%%

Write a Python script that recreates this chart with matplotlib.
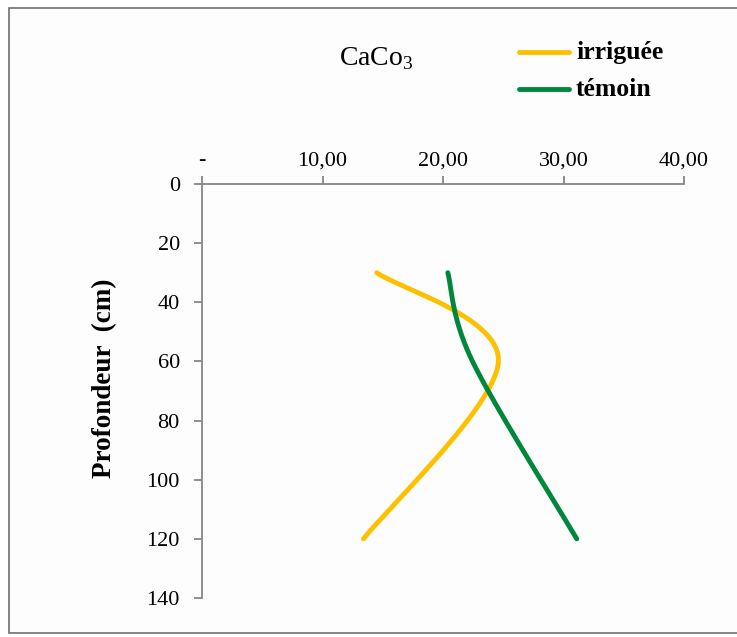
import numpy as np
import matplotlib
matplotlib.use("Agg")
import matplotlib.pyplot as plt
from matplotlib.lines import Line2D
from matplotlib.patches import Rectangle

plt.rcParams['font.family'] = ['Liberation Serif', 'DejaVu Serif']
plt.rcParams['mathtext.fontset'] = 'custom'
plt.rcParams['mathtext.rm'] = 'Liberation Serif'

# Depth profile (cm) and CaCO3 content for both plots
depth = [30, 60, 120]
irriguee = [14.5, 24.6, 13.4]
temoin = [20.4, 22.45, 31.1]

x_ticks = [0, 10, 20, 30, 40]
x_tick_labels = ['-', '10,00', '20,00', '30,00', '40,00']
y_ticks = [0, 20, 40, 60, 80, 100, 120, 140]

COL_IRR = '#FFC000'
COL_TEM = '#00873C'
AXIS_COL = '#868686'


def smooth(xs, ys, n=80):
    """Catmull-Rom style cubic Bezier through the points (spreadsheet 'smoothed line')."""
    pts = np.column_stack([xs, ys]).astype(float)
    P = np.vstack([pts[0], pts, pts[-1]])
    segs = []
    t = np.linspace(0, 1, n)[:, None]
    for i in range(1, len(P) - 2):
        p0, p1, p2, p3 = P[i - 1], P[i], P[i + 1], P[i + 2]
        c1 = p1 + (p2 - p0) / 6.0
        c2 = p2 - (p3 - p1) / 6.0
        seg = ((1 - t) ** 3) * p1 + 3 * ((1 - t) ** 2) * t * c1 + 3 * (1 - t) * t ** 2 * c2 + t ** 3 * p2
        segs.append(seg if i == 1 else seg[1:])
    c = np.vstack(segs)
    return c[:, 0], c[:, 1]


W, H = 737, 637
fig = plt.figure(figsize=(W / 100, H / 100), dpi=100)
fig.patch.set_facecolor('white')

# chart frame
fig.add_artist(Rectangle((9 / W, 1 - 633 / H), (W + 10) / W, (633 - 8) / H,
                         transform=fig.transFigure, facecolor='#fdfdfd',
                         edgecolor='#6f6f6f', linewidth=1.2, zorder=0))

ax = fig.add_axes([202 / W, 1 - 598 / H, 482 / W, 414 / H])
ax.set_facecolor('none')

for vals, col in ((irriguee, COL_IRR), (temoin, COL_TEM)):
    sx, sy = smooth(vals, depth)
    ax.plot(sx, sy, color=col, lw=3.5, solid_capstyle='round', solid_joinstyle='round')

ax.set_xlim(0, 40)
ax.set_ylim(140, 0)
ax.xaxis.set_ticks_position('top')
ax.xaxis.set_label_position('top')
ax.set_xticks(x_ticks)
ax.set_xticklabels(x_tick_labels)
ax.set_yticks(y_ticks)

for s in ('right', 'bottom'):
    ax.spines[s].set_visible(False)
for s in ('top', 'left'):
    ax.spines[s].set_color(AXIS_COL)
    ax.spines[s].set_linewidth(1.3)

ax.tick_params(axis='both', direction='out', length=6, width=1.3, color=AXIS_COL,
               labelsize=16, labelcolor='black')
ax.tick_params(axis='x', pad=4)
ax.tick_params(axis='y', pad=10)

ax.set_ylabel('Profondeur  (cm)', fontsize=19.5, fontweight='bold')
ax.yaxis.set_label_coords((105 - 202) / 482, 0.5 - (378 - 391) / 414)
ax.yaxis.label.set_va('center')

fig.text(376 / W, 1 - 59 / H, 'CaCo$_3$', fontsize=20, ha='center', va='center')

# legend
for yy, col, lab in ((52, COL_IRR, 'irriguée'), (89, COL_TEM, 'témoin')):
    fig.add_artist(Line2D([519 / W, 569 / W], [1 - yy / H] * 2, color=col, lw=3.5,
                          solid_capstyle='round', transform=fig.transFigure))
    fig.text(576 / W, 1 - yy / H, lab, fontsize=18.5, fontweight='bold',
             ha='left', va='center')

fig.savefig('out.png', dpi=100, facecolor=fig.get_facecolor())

%%

## Exercise task
Exactly restate the lines from the beginning of the data through the line with "from matplotlib.patches import Rectangle", and no others, keeping pictures out.

## Exercise answer
Write a Python script that recreates this chart with matplotlib.
import numpy as np
import matplotlib
matplotlib.use("Agg")
import matplotlib.pyplot as plt
from matplotlib.lines import Line2D
from matplotlib.patches import Rectangle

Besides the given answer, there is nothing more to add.